12:00 pm - By John Lichfield
PARIS - The foot and mouth epidemic appeared to have reached the continent yesterday with a suspected, but unconfirmed, outbreak on a pig farm at Diksmuide, near Ostend, Belgium.
There were also reports of a suspected outbreak among British-born sheep on a farm near Saint Etienne in central France, but this was denied by the French agriculture ministry.
Officials said the French farm had been placed under quarantine because of the origin of the sheep. Reuters news agency quoted a local veterinary officer as saying that symptoms of foot and mouth disease had been found among the sheep, but that first tests had proved negative.

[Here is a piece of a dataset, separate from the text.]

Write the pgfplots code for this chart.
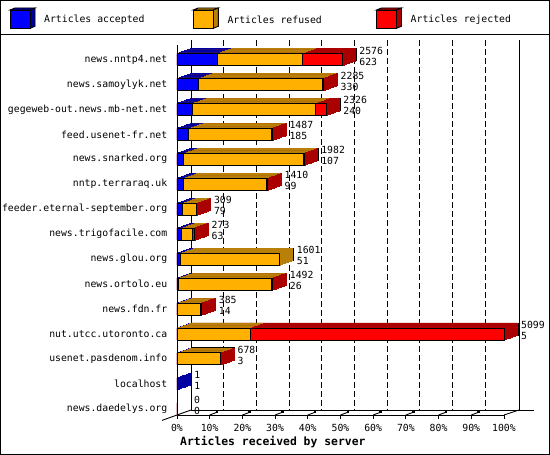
\documentclass[border=0pt]{standalone}
\usepackage{pgfplots}
\pgfplotsset{compat=1.18}
\usepackage{pgfplotstable}
\usepackage{fontspec}
\setmainfont{DejaVu Sans Mono}
\newcommand\lab{\fontsize{9.8pt}{11pt}\selectfont}
\newcommand\ttl{\fontsize{11.4pt}{13pt}\selectfont\bfseries}
\definecolor{accF}{RGB}{0,0,255}
\definecolor{accD}{RGB}{0,0,160}
\definecolor{refF}{RGB}{255,176,0}
\definecolor{refD}{RGB}{184,128,8}
\definecolor{rejF}{RGB}{255,0,0}
\definecolor{rejD}{RGB}{170,0,0}
% row: 0 = top; acc = accepted, ref = refused, rej = rejected, tot = offered
\pgfplotstableread{
row acc ref rej tot
0 623 1337 616 2576
1 330 1935 20 2285
2 240 1923 163 2326
3 185 1281 21 1487
4 107 1863 12 1982
5 99 1301 10 1410
6 79 220 10 309
7 63 185 25 273
8 51 1550 0 1601
9 26 1451 15 1492
10 14 356 15 385
11 5 1144 3950 5099
12 3 667 8 678
13 1 0 0 1
14 0 0 0 0
}\data
\pgfplotsset{
  base/.style={scale only axis, width=327pt, height=370pt,
    xmin=0, xmax=5099, ymin=-0.581, ymax=14.248, y dir=reverse,
    anchor=south west, clip=false},
  bars/.style={base, xbar, bar shift=0pt, bar width=12pt, hide axis},
  dep/.style={restrict x to domain=0.5:100000},
  deprej/.style={restrict expr to domain={\thisrow{rej}}{0.5:100000}},
}
\begin{document}
\begin{tikzpicture}[x=1pt,y=1pt]
\path[use as bounding box] (0,0) rectangle (550,455);
\fill[white] (0,0) rectangle (550,455);
% back wall grid
\begin{axis}[base, at={(191pt,45pt)},
  axis line style={draw=none}, tick style={draw=none},
  xtick={509.9,1019.8,1529.7,2039.6,2549.5,3059.4,3569.3,4079.2,4589.1},
  xticklabel style={text opacity=0, opacity=0}, ytick=\empty,
  xmajorgrids, major grid style={black, line width=0.9pt, dash pattern=on 6pt off 3pt}]
\addplot[draw=none] coordinates {(0,0)};
\end{axis}
% wall and floor frame
\begin{scope}[line width=0.9pt]
\draw (191,45) -- (191,415);
\draw (519,45) -- (519,415);
\draw (191,45) -- (534,45);
\draw (162,34.6) -- (191,45);
\draw (504,40) -- (519,45);
\foreach \k in {1,...,9} {
  \draw ({177+32.7*\k},40) -- ({177+32.7*\k+8},43);
  \fill ({177+32.7*\k+6},41.6) rectangle +(2.6,2.6);
}
\end{scope}
% depth of the bars: back face, then intermediate layers
\begin{axis}[bars, at={(191pt,45pt)}]
\addplot[deprej, fill=rejD, draw=black, line width=0.9pt] table[x=tot, y=row]{\data};
\addplot[dep, fill=refD, draw=black, line width=0.9pt] table[x expr=\thisrow{acc}+\thisrow{ref}, y=row]{\data};
\addplot[dep, fill=accD, draw=black, line width=0.9pt] table[x=acc, y=row]{\data};
\end{axis}
\foreach \t in {0.94,0.88,0.82,0.76,0.7,0.64,0.58,0.52,0.46,0.4,0.34,0.28,0.22,0.16,0.1,0.04} {
\begin{axis}[bars, at={({177pt+14pt*\t},{40pt+5pt*\t})}]
\addplot[deprej, fill=rejD, draw=rejD, line width=0.8pt, xshift=0.5pt] table[x=tot, y=row]{\data};
\addplot[dep, fill=refD, draw=refD, line width=0.8pt] table[x expr=\thisrow{acc}+\thisrow{ref}, y=row]{\data};
\addplot[dep, fill=accD, draw=accD, line width=0.8pt] table[x=acc, y=row]{\data};
\end{axis}
}
% front faces, axes and labels
\begin{axis}[base, at={(177pt,40pt)}, xbar, bar shift=0pt, bar width=12pt,
  axis x line*=bottom, axis y line*=left,
  axis line style={-, line width=0.9pt},
  xtick={0,509.9,1019.8,1529.7,2039.6,2549.5,3059.4,3569.3,4079.2,4589.1,5099},
  xticklabels={0\%,10\%,20\%,30\%,40\%,50\%,60\%,70\%,80\%,90\%,100\%},
  ytick={0,...,14},
  yticklabels={news.nntp4.net,news.samoylyk.net,gegeweb-out.news.mb-net.net,feed.usenet-fr.net,news.snarked.org,nntp.terraraq.uk,feeder.eternal-september.org,news.trigofacile.com,news.glou.org,news.ortolo.eu,news.fdn.fr,nut.utcc.utoronto.ca,usenet.pasdenom.info,localhost,news.daedelys.org},
  tick align=outside, major tick length=4pt,
  ytick style={draw=none}, xtick style={black, line width=0.9pt},
  tick label style={font=\lab},
  xticklabel style={anchor=center, inner sep=0pt, yshift=-9pt},
  yticklabel style={anchor=east, inner sep=0pt, xshift=-5.5pt},
  xlabel={Articles received by server},
  xlabel style={font=\ttl, at={(axis description cs:0,0)}, anchor=west, inner sep=0pt, xshift=3pt, yshift=-27pt},
]
\addplot[fill=rejF, draw=black, line width=0.9pt] table[x=tot, y=row]{\data};
\addplot[fill=refF, draw=black, line width=0.9pt] table[x expr=\thisrow{acc}+\thisrow{ref}, y=row]{\data};
\addplot[fill=accF, draw=black, line width=0.9pt] table[x=acc, y=row]{\data};
\addplot[draw=none, fill=none, point meta=x,
  visualization depends on={\thisrow{acc} \as \acc},
  nodes near coords={\pgfmathprintnumber[fixed,precision=0,1000 sep={},assume math mode=true]{\pgfplotspointmeta}\\\pgfmathprintnumber[fixed,precision=0,1000 sep={},assume math mode=true]{\acc}},
  every node near coord/.append style={anchor=west, align=left, inner sep=0pt,
    xshift=17pt, yshift=3.5pt, font=\lab, text=black}]
  table[x=tot, y=row]{\data};
\end{axis}
% legend
\foreach \x/\cf/\cd/\txt in {10/accF/accD/{Articles accepted},193.3/refF/refD/{Articles refused},376.5/rejF/rejD/{Articles rejected}} {
  \filldraw[fill=\cd, draw=black, line width=0.9pt] (\x,445) -- (\x+5,447) -- (\x+25,447) -- (\x+20,445) -- cycle;
  \filldraw[fill=\cd, draw=black, line width=0.9pt] (\x+20,445) -- (\x+25,447) -- (\x+25,428.7) -- (\x+20,426.7) -- cycle;
  \filldraw[fill=\cf, draw=black, line width=0.9pt] (\x,426.7) rectangle (\x+20,445);
  \node[anchor=west, inner sep=0pt, font=\lab] at (\x+34,435) {\txt};
}
\draw[line width=1pt] (0,420) -- (550,420);
\draw[line width=1pt] (0.5,0.5) rectangle (549.5,454.5);
\end{tikzpicture}
\end{document}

Agriculture ministry officials in Paris said that there was no suspicion of foot and mouth on the farm, at Roche-la-Molière in the Loire, and "no suspected or confirmed case anywhere in France".
More than 300 pigs at the Belgian farm were slaughtered yesterday and all movements off livestock in the country were banned. The French government also closed its northern border to Belgian livestock.
Continental farmers, already devastated by the BSE crisis, have been waiting for days to see if the British foot and mouth epidemic would cross the Channel. Even one or two cases – which would trigger food import bans from other countries in Europe and the world – could be disastrous for a country such as France, which depends heavily on agricultural exports.
Belgian officials said the first tests on animals at the Diksmuide farm had proved negative, despite the discovery of sores around the mouths of the pigs, a frequent first symptom of foot and mouth disease. Further tests had been carried out and the animals slaughtered as a matter of precaution.